Improved scheduling algorithm for signal processing in asynchronous distributed ultrasonic total-focusing-method system

Compared to the conventional ultrasonic phased-array system, a large-element phased-array system employing the total focusing method (TFM) can yield improved image resolution and accuracy, providing more flexible scanning methods and image merging functionality. In order to meet various forms of ultrasonic multi-group scanning, an architecture for multi-group scan integration called the “asynchronous distributed ultrasonic TFM system” is proposed, and a novel scheduling algorithm called “the sum of start time and processing time adjacent (SSPA) algorithm” is presented. The architecture adds a focus and group scheduler (FGS) and signal processing scheduler (SPS) to the traditional ultrasonic phased array system and constructs a signal processing arbitration (SPA) with several signal processing modules (SPMs). The FGS provides the focus parameters, pixel memory range, and number of pixels in each group.

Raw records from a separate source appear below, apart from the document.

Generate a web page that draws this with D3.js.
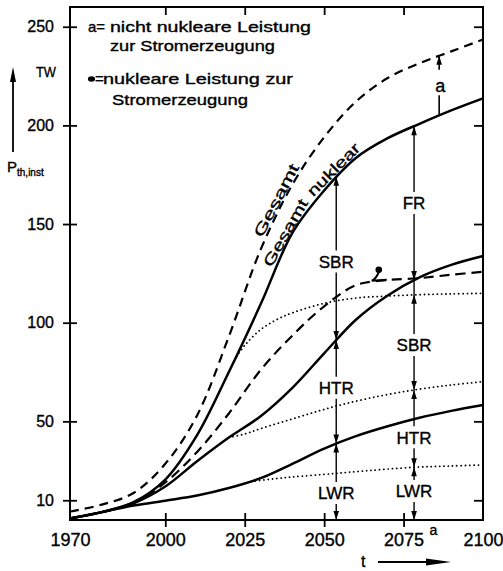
<!DOCTYPE html>
<html>
<head>
<meta charset="utf-8">
<script src="https://cdn.jsdelivr.net/npm/d3@7"></script>
<style>
  html, body { margin: 0; padding: 0; background: #fff; }
  svg { display: block; font-family: "Liberation Sans", Arial, sans-serif; }
  svg text { fill: #000; stroke: #000; stroke-width: 0.35px; }
</style>
</head>
<body>
<svg id="chart" width="503" height="571"></svg>
<script>
// ---- data (TW installed thermal power) ----
const years          = [1970, 1980, 1990, 2000, 2010, 2020, 2030, 2040, 2050, 2060, 2070, 2080, 2090, 2100];
const gesamt         = [4.3, 7.8, 13.7, 28.5, 53, 93, 137, 170, 194, 212, 224, 231.5, 237.5, 243.5];
const gesamtNuklear  = [0.8, 4, 9, 20.5, 43, 75, 109.3, 145.5, 167, 183.5, 193.5, 200.8, 207.6, 213.7];
const nuklearStrom   = [0.8, 4, 8.5, 19, 34.5, 54, 76, 93.5, 108.3, 119, 121.6, 122.6, 124.3, 125.8];
const thermMitte     = [0.8, 4, 8.5, 17, 29.8, 41.8, 52.6, 67, 84.5, 101.5, 113.8, 123, 129.3, 133.8];
const thermUnten     = [0.8, 4, 7.3, 9.8, 12.4, 16.2, 21.2, 28.5, 36.2, 42.5, 47.5, 51.8, 55.3, 58.3];

const dotTopYears    = [2022.4, 2025, 2030, 2035, 2040, 2050, 2060, 2070, 2080, 2090, 2100];
const dotTop         = [82.8, 88.5, 96.5, 101.5, 105, 109.8, 112.5, 113.5, 114.2, 114.6, 114.9];
const dotMidYears    = [2020, 2025, 2030, 2042.4, 2053, 2065, 2078.3, 2090, 2100];
const dotMid         = [41.8, 43.6, 46.3, 52.4, 57.4, 62, 65.9, 68.4, 70.1];
const dotLowYears    = [2027, 2035, 2040, 2053, 2060, 2078, 2090, 2100];
const dotLow         = [19.5, 21, 21.8, 23.5, 24.5, 26.7, 27.4, 27.9];

const yTicks         = [10, 50, 100, 150, 200, 250];
const xTickLabels    = [1970, 2000, 2025, 2050, 2075, 2100];
const xTickMarks     = [2000, 2025, 2050, 2075];

// reactor bands marked along two vertical guides
const guideYears     = [2053.8, 2078.3];
const leftLabels     = ["SBR", "HTR", "LWR"];
const leftLabelVals  = [131, 67, 13.7];
const rightLabels    = ["FR", "SBR", "HTR", "LWR"];
const rightLabelVals = [160.7, 88.7, 42, 14.7];
const aYear          = 2086.2;
const markerPoint    = [2067.2, 126.8];

// ---- scales ----
const x = d3.scaleLinear().domain([1970, 2100]).range([70, 483]);
const y = d3.scaleLinear().domain([0, 260]).range([520, 7]);

const svg = d3.select("#chart");
const line = d3.line().x(d => x(d[0])).y(d => y(d[1])).curve(d3.curveCatmullRom.alpha(0.5));
const zip = (xs, vs) => xs.map((t, i) => [t, vs[i]]);

// ---- frame and axes ----
const axisG = svg.append("g").attr("class", "axes");
axisG.append("rect")
  .attr("x", x(1970)).attr("y", y(260))
  .attr("width", x(2100) - x(1970)).attr("height", y(0) - y(260))
  .attr("fill", "none").attr("stroke", "#000").attr("stroke-width", 2);

const axLeft = axisG.append("g").attr("transform", `translate(${x(1970)},0)`)
  .call(d3.axisLeft(y).tickValues(yTicks).tickSize(7).tickPadding(9));
axLeft.select(".domain").remove();
axLeft.selectAll(".tick line").attr("x1", 7).attr("x2", -7).attr("stroke-width", 1.8);
axLeft.selectAll(".tick text").attr("font-size", 16)
  .attr("font-family", "Liberation Sans, Arial, sans-serif");

const axBottom = axisG.append("g").attr("transform", `translate(0,${y(0)})`)
  .call(d3.axisBottom(x).tickValues(xTickLabels).tickSize(7).tickPadding(6).tickFormat(d3.format("d")));
axBottom.select(".domain").remove();
axBottom.selectAll(".tick line")
  .attr("y1", -7).attr("y2", 7).attr("stroke-width", 1.8)
  .attr("display", d => xTickMarks.includes(d) ? null : "none");
axBottom.selectAll(".tick text").attr("font-size", 18)
  .attr("font-family", "Liberation Sans, Arial, sans-serif");

const axRight = axisG.append("g").attr("transform", `translate(${x(2100)},0)`)
  .call(d3.axisRight(y).tickValues(yTicks).tickSize(-9).tickFormat(""));
axRight.select(".domain").remove();
axRight.selectAll(".tick line").attr("stroke-width", 1.8);

const axTop = axisG.append("g").attr("transform", `translate(0,${y(260)})`)
  .call(d3.axisTop(x).tickValues(xTickMarks).tickSize(-8).tickFormat(""));
axTop.select(".domain").remove();
axTop.selectAll(".tick line").attr("stroke-width", 1.8);

// ---- curves ----
const curves = svg.append("g").attr("fill", "none").attr("stroke", "#000");
const pGesamt = curves.append("path").attr("d", line(zip(years, gesamt)))
  .attr("stroke-width", 2.2).attr("stroke-dasharray", "9,6");
const pNuk = curves.append("path").attr("d", line(zip(years, gesamtNuklear)))
  .attr("stroke-width", 2.5);
const pStrom = curves.append("path").attr("d", line(zip(years, nuklearStrom)))
  .attr("stroke-width", 2.2).attr("stroke-dasharray", "10,6");
const pMitte = curves.append("path").attr("d", line(zip(years, thermMitte)))
  .attr("stroke-width", 2.5);
const pUnten = curves.append("path").attr("d", line(zip(years, thermUnten)))
  .attr("stroke-width", 2.5);
const dotted = p => p.attr("stroke-width", 1.8).attr("stroke-dasharray", "0.1,4.2").attr("stroke-linecap", "round");
const pDotTop = dotted(curves.append("path").attr("d", line(zip(dotTopYears, dotTop))));
const pDotMid = dotted(curves.append("path").attr("d", line(zip(dotMidYears, dotMid))));
const pDotLow = dotted(curves.append("path").attr("d", line(zip(dotLowYears, dotLow))));

// length along a drawn path where it reaches pixel x (bisection)
function lengthAtX(node, px) {
  let lo = 0, hi = node.getTotalLength();
  for (let i = 0; i < 40; i++) {
    const mid = (lo + hi) / 2;
    if (node.getPointAtLength(mid).x < px) lo = mid; else hi = mid;
  }
  return (lo + hi) / 2;
}
const yOnPath = (path, px) => { const n = path.node(); return n.getPointAtLength(lengthAtX(n, px)).y; };

// ---- band arrows ----
const ann = svg.append("g");
function head(px, py, dir) {
  // filled arrowhead with tip at (px,py); dir = -1 points up, +1 points down
  const L = 9, w = 2.8;
  ann.append("path")
    .attr("d", `M${px},${py} L${px - w},${py - dir * L} L${px + w},${py - dir * L} Z`)
    .attr("fill", "#000");
}
// bands: list of [topY, bottomY] in pixels; the guide line runs from the first top to the axis
function guide(gx, bands, labels, labelVals) {
  const gaps = labelVals.map(v => [y(v) - 11, y(v) + 11]);
  let start = bands[0][0];
  gaps.forEach(([g0, g1]) => {
    ann.append("line").attr("x1", gx).attr("x2", gx).attr("y1", start).attr("y2", g0)
      .attr("stroke", "#000").attr("stroke-width", 1.4);
    start = g1;
  });
  ann.append("line").attr("x1", gx).attr("x2", gx).attr("y1", start).attr("y2", y(0))
    .attr("stroke", "#000").attr("stroke-width", 1.4);
  bands.forEach(([t, b], i) => {
    head(gx, t, -1);
    head(gx, b, 1);
    ann.append("text").attr("x", gx).attr("y", y(labelVals[i]) + 6.5)
      .attr("text-anchor", "middle").attr("font-size", 17).text(labels[i]);
  });
}
const gxL = x(guideYears[0]), gxR = x(guideYears[1]);
guide(gxL, [
  [yOnPath(pNuk, gxL), yOnPath(pMitte, gxL)],
  [yOnPath(pMitte, gxL), yOnPath(pUnten, gxL)],
  [yOnPath(pUnten, gxL), y(0)]
], leftLabels, leftLabelVals);
guide(gxR, [
  [yOnPath(pNuk, gxR), yOnPath(pMitte, gxR)],
  [yOnPath(pDotTop, gxR), yOnPath(pDotMid, gxR)],
  [yOnPath(pDotMid, gxR), yOnPath(pDotLow, gxR)],
  [yOnPath(pDotLow, gxR), y(0)]
], rightLabels, rightLabelVals);

// "a" span between total and nuclear total
const ax = x(aYear);
const aTop = yOnPath(pGesamt, ax), aBot = yOnPath(pNuk, ax);
ann.append("line").attr("x1", ax).attr("x2", ax).attr("y1", aTop).attr("y2", aTop + 14)
  .attr("stroke", "#000").attr("stroke-width", 1.6);
head(ax, aTop, -1);
ann.append("line").attr("x1", ax).attr("x2", ax).attr("y1", aBot - 20).attr("y2", aBot)
  .attr("stroke", "#000").attr("stroke-width", 1.6);
ann.append("text").attr("x", ax + 1).attr("y", (aTop + aBot) / 2 + 6)
  .attr("text-anchor", "middle").attr("font-size", 18).text("a");

// marker for the nuclear electricity curve
const mx = x(markerPoint[0]), my = y(markerPoint[1]);
ann.append("circle").attr("cx", mx).attr("cy", my).attr("r", 3.3).attr("fill", "#000");
ann.append("path").attr("d", `M${mx},${my + 2} Q${mx - 2},${my + 8} ${mx - 7},${my + 11} L${mx + 8},${my + 10}`)
  .attr("fill", "none").attr("stroke", "#000").attr("stroke-width", 2);

// curve names: each word is set straight along the chord of its stretch of curve,
// shifted a little to the upper-left side of the line
function nameAlong(path, wordSpans, off, size) {
  const node = path.node();
  wordSpans.forEach(([word, x0, x1]) => {
    const a = node.getPointAtLength(lengthAtX(node, x0));
    const b = node.getPointAtLength(lengthAtX(node, x1));
    const dx = b.x - a.x, dy = b.y - a.y, len = Math.hypot(dx, dy);
    const sx = a.x + dy / len * off, sy = a.y - dx / len * off;
    const ang = Math.atan2(dy, dx) * 180 / Math.PI;
    ann.append("text").attr("transform", `translate(${sx.toFixed(1)},${sy.toFixed(1)}) rotate(${ang.toFixed(1)})`)
      .attr("font-size", size).attr("textLength", len.toFixed(1)).attr("lengthAdjust", "spacingAndGlyphs")
      .text(word);
  });
}
nameAlong(pGesamt, [["Gesamt", 265, 302]], 3, 15);
nameAlong(pNuk, [["Gesamt", 275, 312], ["nuklear", 316, 364]], 4, 15);

// ---- legend ----
const leg = svg.append("g").attr("font-size", 15);
leg.append("text").attr("x", 88).attr("y", 32).text("a=");
leg.append("text").attr("x", 110).attr("y", 32).attr("textLength", 201).attr("lengthAdjust", "spacingAndGlyphs")
  .text("nicht nukleare Leistung");
leg.append("text").attr("x", 110).attr("y", 51).attr("textLength", 165).attr("lengthAdjust", "spacingAndGlyphs")
  .text("zur Stromerzeugung");
leg.append("ellipse").attr("cx", 91.5).attr("cy", 79).attr("rx", 3.6).attr("ry", 2.8).attr("fill", "#000");
leg.append("text").attr("x", 95).attr("y", 84).text("=");
leg.append("text").attr("x", 103).attr("y", 84).attr("textLength", 190).attr("lengthAdjust", "spacingAndGlyphs")
  .text("nukleare Leistung zur");
leg.append("text").attr("x", 112).attr("y", 105).attr("textLength", 136).attr("lengthAdjust", "spacingAndGlyphs")
  .text("Stromerzeugung");

// ---- axis titles ----
const titles = svg.append("g");
titles.append("text").attr("x", 36).attr("y", 77).attr("font-size", 15)
  .attr("textLength", 20).attr("lengthAdjust", "spacingAndGlyphs").text("TW");
titles.append("line").attr("x1", 13).attr("x2", 13).attr("y1", 152).attr("y2", 78)
  .attr("stroke", "#000").attr("stroke-width", 1.8);
titles.append("path").attr("d", "M13,67 L10,82 L16,82 Z").attr("fill", "#000");
const pt = titles.append("text").attr("x", 7).attr("y", 172).attr("font-size", 15);
pt.append("tspan").text("P");
pt.append("tspan").attr("font-size", 10).attr("dy", 4).text("th,inst");
titles.append("text").attr("x", 361).attr("y", 567).attr("font-size", 16).text("t");
titles.append("line").attr("x1", 378).attr("x2", 432).attr("y1", 562).attr("y2", 562)
  .attr("stroke", "#000").attr("stroke-width", 1.8);
titles.append("path").attr("d", "M451,562 L426,558.5 L426,565.5 Z").attr("fill", "#000");
titles.append("text").attr("x", 433.5).attr("y", 535).attr("text-anchor", "middle").attr("font-size", 14).text("a");
</script>
</body>
</html>
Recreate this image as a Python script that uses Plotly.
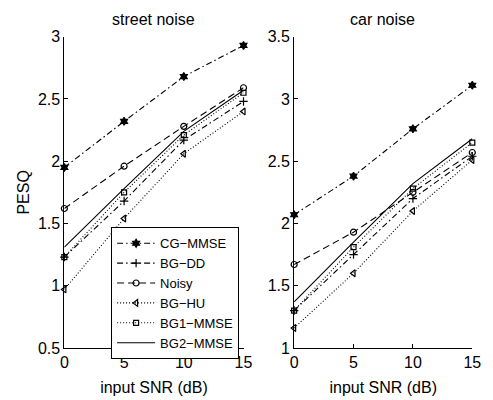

The SPS controls the SPA for the ultrasonic scanning data obtained from the elements, with SPM-sharing output data; hence, the optimal priority order and SPM assignment are realized, enabling switching of reading operations among the first-in−first-out memories for signal processing and minimal time-slot waiting. The SSPA algorithm is used to solve the job-shop scheduling problem with start time, which considers the processing time and start time, in order to reduce the time slot after each scheduling using adjacent operations. Therefore, the architecture enhances the flexibility of the multi-group scan, and this algorithm decreases the makespan, achieving higher efficiency compared to conventional scheduling algorithms. The reliability and validity of the algorithm are substantiated after its implementation using FPGA technology. The SPM utilization rate and the real-time performance of the ultrasonic TFM are improved. Thus, the proposed algorithm and architecture have considerable potential application in multi-sensor systems.